Fashion Enter Wins King’s Award for Sustainable Manufacturing Excellence
Fashion Enter won a King’s Award by turning repair, deadstock and training into a manufacturing system, not a slogan. The London social enterprise now carries Britain’s highest business honor.

Fashion Enter did not win the King’s Award for looking virtuous on paper. It won because it turned circularity into a working production model, with repair, upcycling and accredited training built into the business itself. That is the difference between a sustainability statement and a system the industry can actually copy.
The London-based social enterprise was recognised in the Sustainability category of the 2026 King’s Awards for Enterprise, announced on May 6, in a year that saw 186 awards issued across the UK and Channel Islands, including 36 for Sustainability. The programme, now marking its 60th anniversary, is described by the UK government as the country’s most prestigious business awards. Winners can display the Royal emblem for five years, a badge of credibility that signals operational standards rather than marketing language.
Fashion Enter’s distinction lies in scale as much as intent.
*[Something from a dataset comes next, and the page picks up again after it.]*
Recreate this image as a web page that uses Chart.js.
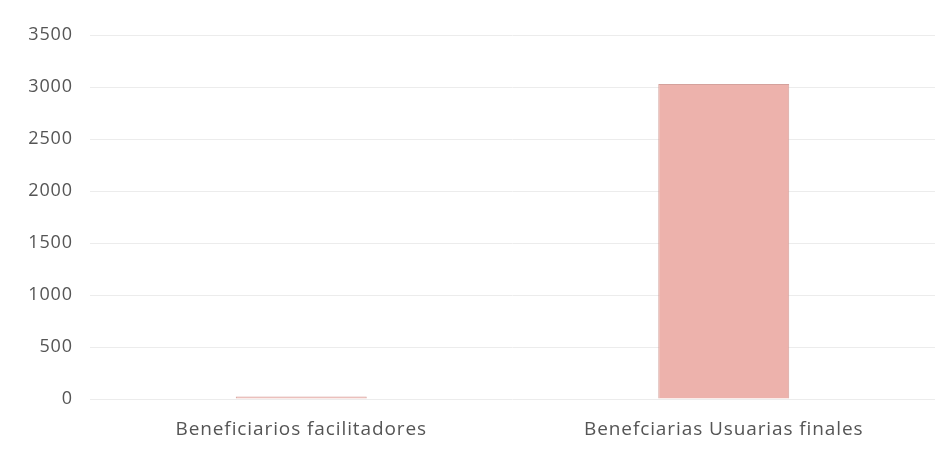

Its manufacturing operations in Haringey, North London, and Wales were reported to produce up to 30,000 garments a week, a volume that makes its ethical stance more consequential than symbolic. The business was recognised for embedding repair, upcycling and accredited training to deliver circular sustainability, a model that places labour, waste reduction and skills development inside the same production chain.

Jenny Holloway, who founded Fashion Enter after roles at Littlewoods, Marks & Spencer, Arcadia and the London Development Agency, said the honour reflected the collective effort of her team. Founded in April 2006, Fashion Enter Ltd now sits at the intersection of apparel manufacturing and post-secondary training, a structure that makes its impact unusually concrete in an industry still struggling to scale circular practice beyond pilot projects.
That broader ecosystem is exactly where Fashion Enter has been most interesting. United Repair Centre London opened in Haringey on November 1, 2023, through collaboration with United Repair Centre and Patagonia, with a plan to employ and train people facing barriers to work, handle 30,000 repairs a year by 2025 and protect 15 UK jobs. In February, Fashion Enter and ReFAB Studio launched a 12-workshop community upcycling programme in London, backed by the Clothworkers’ Company, to turn textile waste into green skills and creative opportunity. Fashion Enter has also worked with humanitarian initiative UHUMANS on a deadstock-fabric solution to period poverty, repurposing surplus fabric into reusable sanitary towels to cut single-use plastic waste.

Fashion Enter thanked Style3D, MAEKNIT Inc, United Repair Centre and Alvanon for their support, underscoring how much of sustainable manufacturing now depends on stitching together software, repair infrastructure, technical partners and training. The real significance of this award is not the shine of the emblem; it is the proof that local, ethical manufacturing can break through when it is run like an operating model, not a mood board.